The likes of Perry, Worthy, Jordan Addison and Jaxon Smith-Njigba are all on the short list of guys who will dominate the preseason discussion of “who’s the best receiver in America.” None of them did their damage against Alabama and Georgia, though. Yet still, Tillman gets a kick out of seeing preseason lists like this in which he’s nowhere to be found:

Yeah, Tillman retweeted that.

“I think there’s some things where if you watch the tape instead of looking at PFF grades, you’d go, ‘I don’t know if that’s true,’” Tillman said.

That’s a slight for a guy who recorded 7-game stretch to close the season with an average of 6.9 catches, 124 yards and 1.4 touchdowns. He also broke the program record for consecutive games with a touchdown catch (7), which dated to 1995, and he finished with 16 catches of 25+ yards.

Not too shabby for a guy who barely saw the field in his first 3 seasons. Shoot, it’s not too shabby for a guy who wasn’t even a top 1,500 recruit coming out of high school.

Even though Tillman exploded his senior year at powerhouse Bishop Gorman in Las Vegas alongside No. 36 overall recruit Dorian Thompson-Robinson, he still couldn’t generate interest at the Power 5 level. Until 2 days before 2018 National Signing Day, he didn’t know if he was going to try to walk on somewhere or maybe start at a smaller Group of 5 program. But Jeremy Pruitt’s staff stepped in with an offer at the 11th hour and Tillman packed his bags for Knoxville.

“The late-bloomers, sometimes we get lost (in the recruiting process),” Tillman said. “It paid off now. I don’t think those 1,000 guys in front of me … I don’t know what they’re doing now.”

None of those class of 2018 receivers are in the position that Tillman is in. That is, playing with one of the best quarterbacks in the country for an offensive play-caller who has 4 consecutive top-10 offenses.

Heupel’s relationship with Tillman dates to when he first got on campus. Tillman had never heard of his new head coach. All he knew was that he had prolific offenses. They had a conversation for 15-20 minutes that had nothing to do with football. After a frustrating 2020 season in which he debated if he had a future at Tennessee, that conversation sold Tillman.

On the first day of practice, Tillman realized that Heupel’s offense was everything it was cracked up to be. The offense was “way different than anything” he’d done before. In a good way.

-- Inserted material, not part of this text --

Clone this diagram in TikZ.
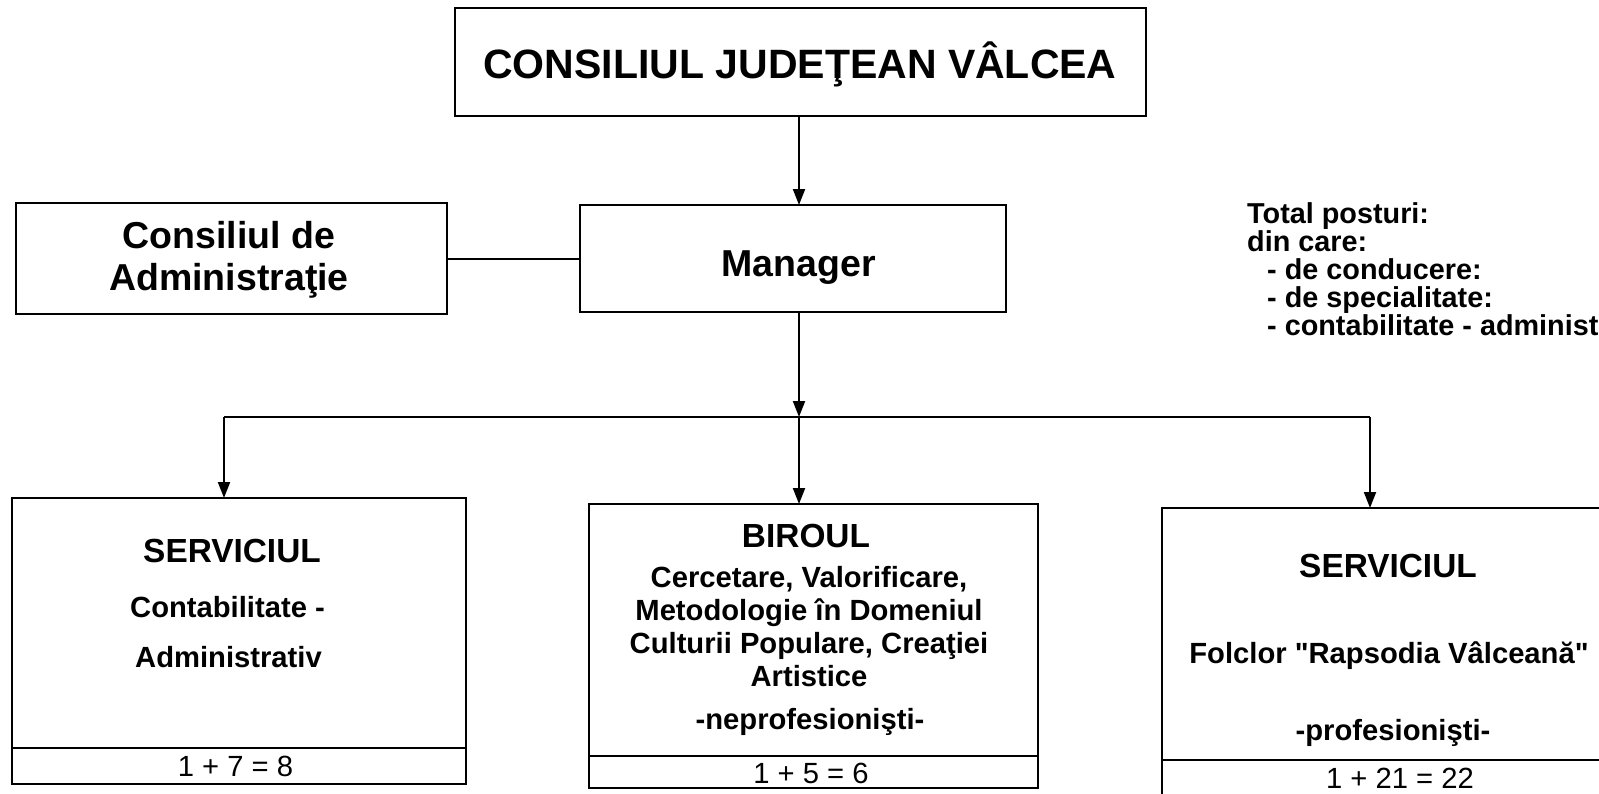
\documentclass[tikz,border=0pt]{standalone}
\usepackage{fontspec}
\setmainfont{Liberation Sans}[Ligatures=TeXOff]
\usetikzlibrary{arrows.meta}
\begin{document}
\begin{tikzpicture}[x=1pt,y=-1pt,
  box/.style={draw, line width=2.5pt, inner sep=0pt, outer sep=0pt},
  ln/.style={line width=2pt},
  arr/.style={line width=2pt, -{Triangle[length=16pt,width=12pt]}},
  ttl/.style={anchor=base, inner sep=0pt, font=\bfseries\fontsize{41}{46}\selectfont},
  mgrf/.style={anchor=base, inner sep=0pt, font=\bfseries\fontsize{37.5}{42}\selectfont},
  caf/.style={anchor=base, inner sep=0pt, font=\bfseries\fontsize{37.5}{42}\selectfont},
  head/.style={anchor=base, inner sep=0pt, font=\bfseries\fontsize{33.4}{38}\selectfont},
  body/.style={anchor=base, inner sep=0pt, font=\bfseries\fontsize{29.2}{33}\selectfont},
  num/.style={anchor=base, inner sep=0pt, font=\fontsize{29.2}{33}\selectfont},
  tot/.style={anchor=base west, inner sep=0pt, font=\bfseries\fontsize{28.8}{33}\selectfont}]
\useasboundingbox (0,0) rectangle (1599,793);
\fill[white] (0,0) rectangle (1599,793);
\clip (0,0) rectangle (1599,793);

% boxes
\node[box, minimum width=691pt, minimum height=108pt] (top) at (800.5,62) {};
\node[box, minimum width=431pt, minimum height=111pt] (ca) at (231.5,258.5) {};
\node[box, minimum width=426pt, minimum height=107pt] (mgr) at (793,258.5) {};
\node[box, minimum width=454pt, minimum height=286pt] (s1) at (239,641) {};
\node[box, minimum width=449pt, minimum height=284pt] (s2) at (813.5,646) {};
\node[box, minimum width=456pt, minimum height=292pt] (s3) at (1390,654) {};

% dividers
\draw[box] (s1.west |- 0,748) -- (s1.east |- 0,748);
\draw[box] (s2.west |- 0,756) -- (s2.east |- 0,756);
\draw[box] (s3.west |- 0,760) -- (s3.east |- 0,760);

% texts
\node[ttl] (t0) at (800,78) {CONSILIUL JUDEŢEAN VÂLCEA};
\node[caf] (ca1) at (229,248) {Consiliul de};
\node[caf] (ca2) at (229,290) {Administraţie};
\node[mgrf] (m1) at (798.5,276) {Manager};

\node[head] (l1) at (232,562) {SERVICIUL};
\node[body] (l2) at (227.5,617) {Contabilitate -};
\node[body] (l3) at (228.5,667) {Administrativ};
\node[num]  (l4) at (235.5,776) {1 + 7 = 8};

\node[head] (c1) at (806,547) {BIROUL};
\node[body] (c2) at (809,587) {Cercetare, Valorificare,};
\node[body] (c3) at (809,620) {Metodologie în Domeniul};
\node[body] (c4) at (809,653) {Culturii Populare, Creaţiei};
\node[body] (c5) at (809,686) {Artistice};
\node[body] (c6) at (810,729) {-neprofesionişti-};
\node[num]  (c7) at (811,783) {1 + 5 = 6};

\node[head] (r1) at (1388,577) {SERVICIUL};
\node[body] (r2) at (1389,663) {Folclor "Rapsodia Vâlceană"};
\node[body] (r3) at (1393,740) {-profesionişti-};
\node[num]  (r4) at (1400,788) {1 + 21 = 22};

\node[tot] (p1) at (1247,223) {Total posturi:};
\node[tot] (p2) at (1247,251) {din care:};
\node[tot] (p3) at (1267,279) {- de conducere:};
\node[tot] (p4) at (1267,307) {- de specialitate:};
\node[tot] (p5) at (1267,335) {- contabilitate - administrativ:};

% connectors
\coordinate (bus) at (799,417);
\coordinate (bl) at (224,417);
\coordinate (br) at (1370,417);
\draw[arr] (top.south -| bus) -- (mgr.north -| bus);
\draw[ln] (ca.east) -- (ca.east -| mgr.west);
\draw[arr] (mgr.south -| bus) -- (bus);
\draw[ln] (bl) -- (br);
\draw[arr] (bl) -- (bl |- s1.north);
\draw[arr] (bus) -- (bus |- s2.north);
\draw[arr] (br) -- (br |- s3.north);
\end{tikzpicture}
\end{document}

It set the wheels in motion to put his work ethic in overdrive.

“He’s a great example for everybody inside of our program that if you go about your business the right way every day and you compete, you’re going to grow,” Heupel said. “A year ago I talked about him, the first third of spring ball, second third of spring ball, last third of spring ball, how dramatically different of a player he was. Great work habits during the summer.

“For him in Year 2, compared to some of the great guys I’ve had, maybe a Gabe Davis that’s had a huge impact in the NFL with Buffalo, his ability to really sit back, watch cut-ups, digest what we’re doing offensively, but get into the intricacies of what he’s doing, I think it’s going to allow him to play faster, to be more decisive and create more opportunities and bigger windows for himself. Ultimately that should lead to us being successful offensively.”

No receiver can thrive without an unspoken bond with their quarterback. Tillman and Hooker have that.

Hooker remembered showing up on campus after transferring from Virginia Tech and relating to the laid back, reserved veteran receiver. When they connected on 4 consecutive plays and then an over-the-top grab for 6 in Tennessee’s spring game, that on-field connection was established for good. It was just a matter of both getting on the field together.

“Now, we know each other like the back of my hand,” Hooker said. “I know when he’s gonna make a cut. He knows when the ball is comin’ out. The chemistry is amazing.”

They have gone on trips together, including a recent visit to New York City where they got to learn all about NIL opportunities and take part in the NASDAQ. They have daily debates about who the best rapper is (Tillman is more of a Kanye guy and Hooker is all about Lil Baby).

All of their time spent together should pay off on Saturdays. As scary as it sounds, an already high-powered offense that finished No. 7 nationally has room to improve after it really didn’t find its footing until the Hooker-Tillman connection became a thing.

“We’re gonna be able to go even faster,” Tillman said, “which may be hard to believe.”

It was probably hard for Tillman to believe in September that by December, he’d have a legitimate NFL decision to make. He could’ve cashed in on his dominant latter half of the season and nobody would’ve been particularly surprised.

“It was a tough decision,” Tillman said. “I talked through it with the coaches, I talked through it with my family. Overall, it was my decision. I had to look at the pros and cons of coming back. There were things I had left to prove at Tennessee. That’s ultimately why I made this decision.”

That could be the difference in whether Tennessee earns its first top-15 finish of the post-Phillip Fulmer era. Of course, the Vols are just 4-35 against Alabama, Florida and Georgia during that stretch. Any shot at a top-15 season involves them turning around their fortunes in those rivalry games, which Tillman should have a good say in.

If he does that, Tillman could find himself in the Biletnikoff Award discussion as the best receiver in America. Whether he wins it or not, one thing will be true.

He’s not getting left out of anybody’s top 1,000 players anymore.